All of the lines below are to be printed again exactly; images are excluded from the output.
— START OF Information supplied —
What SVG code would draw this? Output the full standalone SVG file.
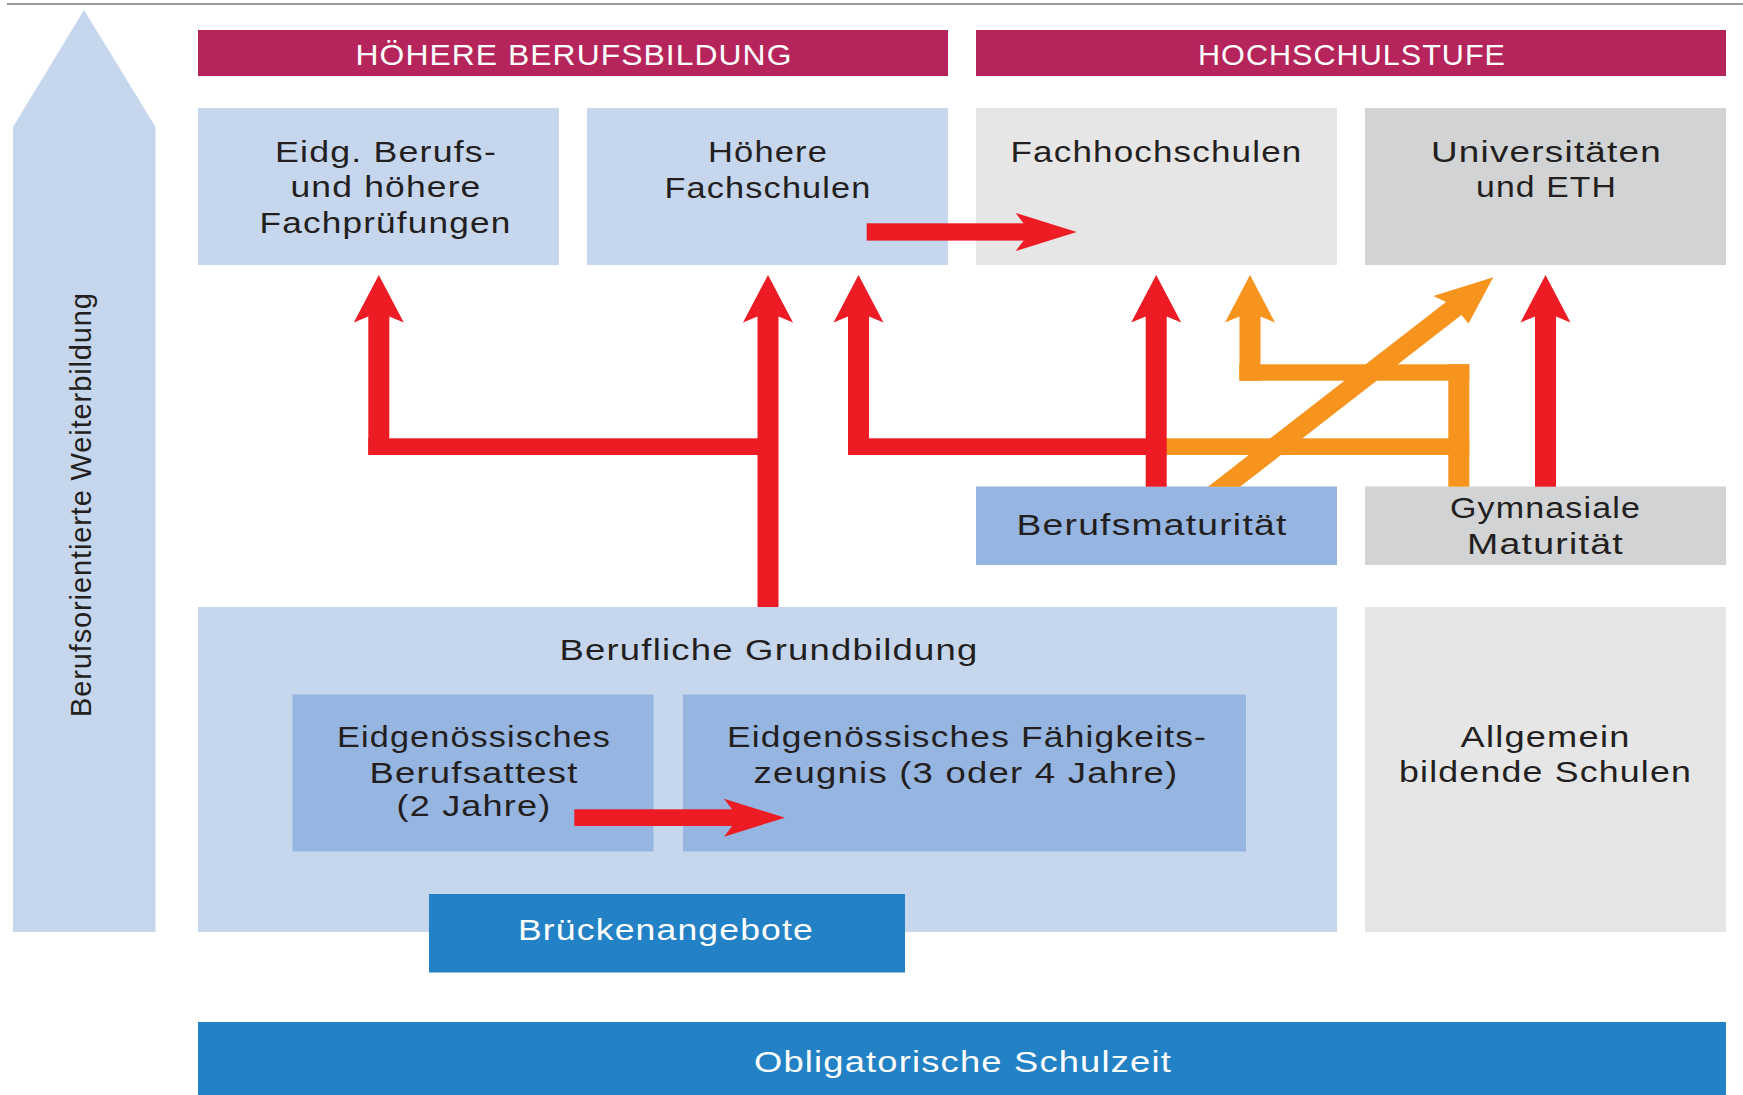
<svg xmlns="http://www.w3.org/2000/svg" xmlns:xlink="http://www.w3.org/1999/xlink" width="1743" height="1095" viewBox="0 0 1743 1095">
<style>
  .t { font-family: "Liberation Sans", Arial, sans-serif; font-size: 30px; fill: #231F20; text-anchor: middle; letter-spacing: 1px; }
  .w { fill: #FFFFFF; }
  .lb { fill: #C6D6EC; }
  .mb { fill: #96B5E0; }
  .db { fill: #2382C5; }
  .mg { fill: #B5255B; }
  .g1 { fill: #E6E6E7; }
  .g2 { fill: #D1D3D4; }
  .red { fill: #ED1C24; }
  .org { fill: #F7941E; }
</style>
<defs>
  <path id="hu" d="M0,0 L25,47.5 L10.5,41.5 L-10.5,41.5 L-25,47.5 Z"/>
  <path id="hr" d="M0,0 L-61,-19 L-53,-8.5 L-53,8.5 L-61,19 Z"/>
</defs>
<rect width="1743" height="1095" fill="#FFFFFF"/>
<line x1="7" y1="4" x2="1743" y2="4" stroke="#9A9A9A" stroke-width="2"/>

<g id="weiterbildung">
  <polygon class="lb" points="84,10 155.5,127 155.5,932 13,932 13,127"/>
  <text class="t" style="font-size:29px;letter-spacing:0" transform="translate(91,505) rotate(-90)" x="0" y="0" textLength="424" lengthAdjust="spacing">Berufsorientierte Weiterbildung</text>
</g>

<g id="hdr-hbb">
  <rect class="mg" x="198" y="30" width="750" height="46"/>
  <text class="t w" x="574" y="65" textLength="437" lengthAdjust="spacingAndGlyphs">HÖHERE BERUFSBILDUNG</text>
</g>
<g id="hdr-hs">
  <rect class="mg" x="976" y="30" width="750" height="46"/>
  <text class="t w" x="1352" y="65" textLength="308" lengthAdjust="spacingAndGlyphs">HOCHSCHULSTUFE</text>
</g>

<g id="pruefungen">
  <rect class="lb" x="198" y="108" width="361" height="157"/>
  <text class="t" x="386" y="162" textLength="222" lengthAdjust="spacingAndGlyphs">Eidg. Berufs-</text>
  <text class="t" x="386" y="197" textLength="191" lengthAdjust="spacingAndGlyphs">und höhere</text>
  <text class="t" x="385.5" y="233" textLength="252" lengthAdjust="spacingAndGlyphs">Fachprüfungen</text>
</g>
<g id="hoehere-fachschulen">
  <rect class="lb" x="587" y="108" width="361" height="157"/>
  <text class="t" x="768" y="162" textLength="120" lengthAdjust="spacingAndGlyphs">Höhere</text>
  <text class="t" x="768" y="198" textLength="207" lengthAdjust="spacingAndGlyphs">Fachschulen</text>
</g>
<g id="fachhochschulen">
  <rect class="g1" x="976" y="108" width="361" height="157"/>
  <text class="t" x="1156.5" y="162" textLength="292" lengthAdjust="spacingAndGlyphs">Fachhochschulen</text>
</g>
<g id="universitaeten">
  <rect class="g2" x="1365" y="108" width="361" height="157"/>
  <text class="t" x="1546.5" y="162" textLength="231" lengthAdjust="spacingAndGlyphs">Universitäten</text>
  <text class="t" x="1546.5" y="197" textLength="141" lengthAdjust="spacingAndGlyphs">und ETH</text>
</g>

<g id="berufsmaturitaet">
  <rect class="mb" x="976" y="486.5" width="361" height="78.5"/>
  <text class="t" x="1152" y="535" textLength="271" lengthAdjust="spacingAndGlyphs">Berufsmaturität</text>
</g>
<g id="gymnasiale-maturitaet">
  <rect class="g2" x="1365" y="486.5" width="361" height="78.5"/>
  <text class="t" x="1545.5" y="518" textLength="191" lengthAdjust="spacingAndGlyphs">Gymnasiale</text>
  <text class="t" x="1545.5" y="554" textLength="157" lengthAdjust="spacingAndGlyphs">Maturität</text>
</g>

<g id="grundbildung">
  <rect class="lb" x="198" y="607" width="1139" height="325"/>
  <text class="t" x="769" y="660" textLength="419" lengthAdjust="spacingAndGlyphs">Berufliche Grundbildung</text>
</g>
<g id="berufsattest">
  <rect class="mb" x="292.5" y="694.5" width="361" height="157"/>
  <text class="t" x="474" y="747" textLength="274" lengthAdjust="spacingAndGlyphs">Eidgenössisches</text>
  <text class="t" x="474" y="782.5" textLength="209" lengthAdjust="spacingAndGlyphs">Berufsattest</text>
  <text class="t" x="474" y="816" textLength="155" lengthAdjust="spacingAndGlyphs">(2 Jahre)</text>
</g>
<g id="faehigkeitszeugnis">
  <rect class="mb" x="683" y="694.5" width="563" height="157"/>
  <text class="t" x="967" y="747" textLength="480" lengthAdjust="spacingAndGlyphs">Eidgenössisches Fähigkeits-</text>
  <text class="t" x="966" y="782.5" textLength="425" lengthAdjust="spacingAndGlyphs">zeugnis (3 oder 4 Jahre)</text>
</g>
<g id="allgemeinbildende">
  <rect class="g1" x="1365" y="607" width="361" height="325"/>
  <text class="t" x="1545.5" y="747" textLength="170" lengthAdjust="spacingAndGlyphs">Allgemein</text>
  <text class="t" x="1545.5" y="782" textLength="293" lengthAdjust="spacingAndGlyphs">bildende Schulen</text>
</g>
<g id="brueckenangebote">
  <rect class="db" x="429" y="894" width="476" height="78.5"/>
  <text class="t w" x="666" y="940" textLength="296" lengthAdjust="spacingAndGlyphs">Brückenangebote</text>
</g>
<g id="obligatorische">
  <rect class="db" x="198" y="1022" width="1528" height="73"/>
  <text class="t w" x="963" y="1072" textLength="418" lengthAdjust="spacingAndGlyphs">Obligatorische Schulzeit</text>
</g>

<g id="connectors">
  <!-- Grundbildung trunk to Höhere Fachschulen, branch to Prüfungen -->
  <g class="red">
    <rect x="757.5" y="316" width="21" height="291"/>
    <use xlink:href="#hu" href="#hu" x="768" y="275"/>
    <rect x="368.3" y="438.3" width="400" height="16.7"/>
    <rect x="368.3" y="316" width="21" height="139"/>
    <use xlink:href="#hu" href="#hu" x="378.8" y="275"/>
  </g>
  <!-- orange paths from Gymnasiale Maturität -->
  <g class="org">
    <rect x="1156" y="438.3" width="313.3" height="16.7"/>
    <rect x="1448.3" y="364.3" width="21" height="122.4"/>
    <rect x="1239.3" y="364.3" width="230" height="16.4"/>
    <rect x="1239.5" y="316" width="21" height="64.7"/>
    <use xlink:href="#hu" href="#hu" x="1250" y="275"/>
    <polygon points="1208,486.7 1240,486.7 1461.4,315 1468.5,323.5 1493.3,277.3 1433.3,296 1446,302"/>
  </g>
  <!-- Berufsmaturität to Fachhochschulen and Höhere Fachschulen -->
  <g class="red">
    <rect x="848" y="316" width="21" height="139"/>
    <rect x="848" y="438.3" width="308" height="16.7"/>
    <use xlink:href="#hu" href="#hu" x="858.5" y="275"/>
    <rect x="1145.7" y="316" width="21" height="170.7"/>
    <use xlink:href="#hu" href="#hu" x="1156.2" y="275"/>
  </g>
  <!-- Gymnasiale Maturität to Universitäten -->
  <g class="red">
    <rect x="1535" y="316" width="21" height="170.7"/>
    <use xlink:href="#hu" href="#hu" x="1545.5" y="275"/>
  </g>
  <!-- Höhere Fachschulen to Fachhochschulen -->
  <g class="red">
    <rect x="866.7" y="223.3" width="158" height="17.3"/>
    <use xlink:href="#hr" href="#hr" x="1076.7" y="232"/>
  </g>
  <!-- Berufsattest to Fähigkeitszeugnis -->
  <g class="red">
    <rect x="574.3" y="809.3" width="158" height="16.7"/>
    <use xlink:href="#hr" href="#hr" x="785" y="817.7"/>
  </g>
</g>
</svg>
— END OF Information supplied —
Answer to the problem
What SVG code would draw this? Output the full standalone SVG file.
<svg xmlns="http://www.w3.org/2000/svg" xmlns:xlink="http://www.w3.org/1999/xlink" width="1743" height="1095" viewBox="0 0 1743 1095">
<style>
  .t { font-family: "Liberation Sans", Arial, sans-serif; font-size: 30px; fill: #231F20; text-anchor: middle; letter-spacing: 1px; }
  .w { fill: #FFFFFF; }
  .lb { fill: #C6D6EC; }
  .mb { fill: #96B5E0; }
  .db { fill: #2382C5; }
  .mg { fill: #B5255B; }
  .g1 { fill: #E6E6E7; }
  .g2 { fill: #D1D3D4; }
  .red { fill: #ED1C24; }
  .org { fill: #F7941E; }
</style>
<defs>
  <path id="hu" d="M0,0 L25,47.5 L10.5,41.5 L-10.5,41.5 L-25,47.5 Z"/>
  <path id="hr" d="M0,0 L-61,-19 L-53,-8.5 L-53,8.5 L-61,19 Z"/>
</defs>
<rect width="1743" height="1095" fill="#FFFFFF"/>
<line x1="7" y1="4" x2="1743" y2="4" stroke="#9A9A9A" stroke-width="2"/>

<g id="weiterbildung">
  <polygon class="lb" points="84,10 155.5,127 155.5,932 13,932 13,127"/>
  <text class="t" style="font-size:29px;letter-spacing:0" transform="translate(91,505) rotate(-90)" x="0" y="0" textLength="424" lengthAdjust="spacing">Berufsorientierte Weiterbildung</text>
</g>

<g id="hdr-hbb">
  <rect class="mg" x="198" y="30" width="750" height="46"/>
  <text class="t w" x="574" y="65" textLength="437" lengthAdjust="spacingAndGlyphs">HÖHERE BERUFSBILDUNG</text>
</g>
<g id="hdr-hs">
  <rect class="mg" x="976" y="30" width="750" height="46"/>
  <text class="t w" x="1352" y="65" textLength="308" lengthAdjust="spacingAndGlyphs">HOCHSCHULSTUFE</text>
</g>

<g id="pruefungen">
  <rect class="lb" x="198" y="108" width="361" height="157"/>
  <text class="t" x="386" y="162" textLength="222" lengthAdjust="spacingAndGlyphs">Eidg. Berufs-</text>
  <text class="t" x="386" y="197" textLength="191" lengthAdjust="spacingAndGlyphs">und höhere</text>
  <text class="t" x="385.5" y="233" textLength="252" lengthAdjust="spacingAndGlyphs">Fachprüfungen</text>
</g>
<g id="hoehere-fachschulen">
  <rect class="lb" x="587" y="108" width="361" height="157"/>
  <text class="t" x="768" y="162" textLength="120" lengthAdjust="spacingAndGlyphs">Höhere</text>
  <text class="t" x="768" y="198" textLength="207" lengthAdjust="spacingAndGlyphs">Fachschulen</text>
</g>
<g id="fachhochschulen">
  <rect class="g1" x="976" y="108" width="361" height="157"/>
  <text class="t" x="1156.5" y="162" textLength="292" lengthAdjust="spacingAndGlyphs">Fachhochschulen</text>
</g>
<g id="universitaeten">
  <rect class="g2" x="1365" y="108" width="361" height="157"/>
  <text class="t" x="1546.5" y="162" textLength="231" lengthAdjust="spacingAndGlyphs">Universitäten</text>
  <text class="t" x="1546.5" y="197" textLength="141" lengthAdjust="spacingAndGlyphs">und ETH</text>
</g>

<g id="berufsmaturitaet">
  <rect class="mb" x="976" y="486.5" width="361" height="78.5"/>
  <text class="t" x="1152" y="535" textLength="271" lengthAdjust="spacingAndGlyphs">Berufsmaturität</text>
</g>
<g id="gymnasiale-maturitaet">
  <rect class="g2" x="1365" y="486.5" width="361" height="78.5"/>
  <text class="t" x="1545.5" y="518" textLength="191" lengthAdjust="spacingAndGlyphs">Gymnasiale</text>
  <text class="t" x="1545.5" y="554" textLength="157" lengthAdjust="spacingAndGlyphs">Maturität</text>
</g>

<g id="grundbildung">
  <rect class="lb" x="198" y="607" width="1139" height="325"/>
  <text class="t" x="769" y="660" textLength="419" lengthAdjust="spacingAndGlyphs">Berufliche Grundbildung</text>
</g>
<g id="berufsattest">
  <rect class="mb" x="292.5" y="694.5" width="361" height="157"/>
  <text class="t" x="474" y="747" textLength="274" lengthAdjust="spacingAndGlyphs">Eidgenössisches</text>
  <text class="t" x="474" y="782.5" textLength="209" lengthAdjust="spacingAndGlyphs">Berufsattest</text>
  <text class="t" x="474" y="816" textLength="155" lengthAdjust="spacingAndGlyphs">(2 Jahre)</text>
</g>
<g id="faehigkeitszeugnis">
  <rect class="mb" x="683" y="694.5" width="563" height="157"/>
  <text class="t" x="967" y="747" textLength="480" lengthAdjust="spacingAndGlyphs">Eidgenössisches Fähigkeits-</text>
  <text class="t" x="966" y="782.5" textLength="425" lengthAdjust="spacingAndGlyphs">zeugnis (3 oder 4 Jahre)</text>
</g>
<g id="allgemeinbildende">
  <rect class="g1" x="1365" y="607" width="361" height="325"/>
  <text class="t" x="1545.5" y="747" textLength="170" lengthAdjust="spacingAndGlyphs">Allgemein</text>
  <text class="t" x="1545.5" y="782" textLength="293" lengthAdjust="spacingAndGlyphs">bildende Schulen</text>
</g>
<g id="brueckenangebote">
  <rect class="db" x="429" y="894" width="476" height="78.5"/>
  <text class="t w" x="666" y="940" textLength="296" lengthAdjust="spacingAndGlyphs">Brückenangebote</text>
</g>
<g id="obligatorische">
  <rect class="db" x="198" y="1022" width="1528" height="73"/>
  <text class="t w" x="963" y="1072" textLength="418" lengthAdjust="spacingAndGlyphs">Obligatorische Schulzeit</text>
</g>

<g id="connectors">
  <!-- Grundbildung trunk to Höhere Fachschulen, branch to Prüfungen -->
  <g class="red">
    <rect x="757.5" y="316" width="21" height="291"/>
    <use xlink:href="#hu" href="#hu" x="768" y="275"/>
    <rect x="368.3" y="438.3" width="400" height="16.7"/>
    <rect x="368.3" y="316" width="21" height="139"/>
    <use xlink:href="#hu" href="#hu" x="378.8" y="275"/>
  </g>
  <!-- orange paths from Gymnasiale Maturität -->
  <g class="org">
    <rect x="1156" y="438.3" width="313.3" height="16.7"/>
    <rect x="1448.3" y="364.3" width="21" height="122.4"/>
    <rect x="1239.3" y="364.3" width="230" height="16.4"/>
    <rect x="1239.5" y="316" width="21" height="64.7"/>
    <use xlink:href="#hu" href="#hu" x="1250" y="275"/>
    <polygon points="1208,486.7 1240,486.7 1461.4,315 1468.5,323.5 1493.3,277.3 1433.3,296 1446,302"/>
  </g>
  <!-- Berufsmaturität to Fachhochschulen and Höhere Fachschulen -->
  <g class="red">
    <rect x="848" y="316" width="21" height="139"/>
    <rect x="848" y="438.3" width="308" height="16.7"/>
    <use xlink:href="#hu" href="#hu" x="858.5" y="275"/>
    <rect x="1145.7" y="316" width="21" height="170.7"/>
    <use xlink:href="#hu" href="#hu" x="1156.2" y="275"/>
  </g>
  <!-- Gymnasiale Maturität to Universitäten -->
  <g class="red">
    <rect x="1535" y="316" width="21" height="170.7"/>
    <use xlink:href="#hu" href="#hu" x="1545.5" y="275"/>
  </g>
  <!-- Höhere Fachschulen to Fachhochschulen -->
  <g class="red">
    <rect x="866.7" y="223.3" width="158" height="17.3"/>
    <use xlink:href="#hr" href="#hr" x="1076.7" y="232"/>
  </g>
  <!-- Berufsattest to Fähigkeitszeugnis -->
  <g class="red">
    <rect x="574.3" y="809.3" width="158" height="16.7"/>
    <use xlink:href="#hr" href="#hr" x="785" y="817.7"/>
  </g>
</g>
</svg>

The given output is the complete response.